On Apr 19, 2011, at 3:27 PM, John Tamplin wrote:

> On Tue, Apr 19, 2011 at 6:22 PM, Brendan Eich <bren...@mozilla.com> wrote:
> Yes. We've discussed this. It's not a change in semantics due to the 
> error-correction aspect of ASI. There is no ASI on this concatenated input!
> 
> Yes, but given that ASI encourages developers to omit semicolons except when 
> absolutely required, it is nevertheless a consequence of ASI.  If ASI did not 
> exist, the would be no missing semicolons.

That is true but not what was claimed. Please stick to the argument we were 
having.

The claim was two semantics, A and B, for a given program, due to ASI. That is 
false and I don't see anyone seriously claiming otherwise.

Two semantics for two different programs, one an extension of the other by 
source concatenation, is a problem.

Now, if you want to use that as a trump card to argue a different argument, 
that we should get rid of ASI, then lotsa luck!

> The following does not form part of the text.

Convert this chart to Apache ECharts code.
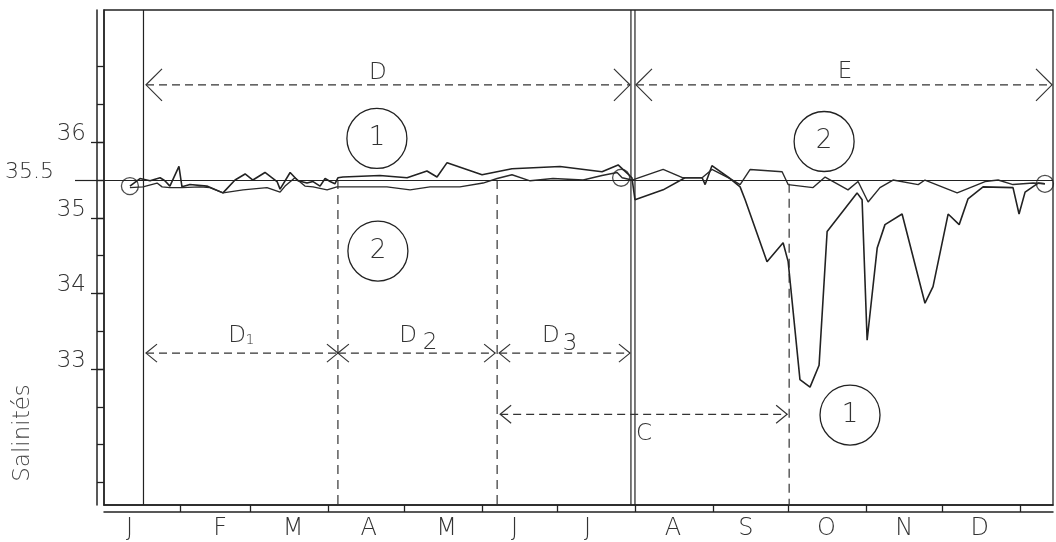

ASI is not going away in any forseeable non-opt-in version of the language.

Given this fact, should we bemoan it or make only a "no asi" pragma and hope 
people use that under opt-in (where the pragma is allowed), and waste too much 
of their lives on adding semicolons when migrating code, etc.?

Or should we consider that the problems created by ASI might better be solved 
by evolving ASI in a backward-compatible fashion, so old code migrates with the 
same meaning (or at most an early error, for a hard case) into Harmony, and new 
code is free of some or all of the hazards this thread has identified?

I say the latter wins. Just a "no asi" pragma may happen too, but it ain't 
gonna improve the lives of enough JS hackers to matter, IMHO.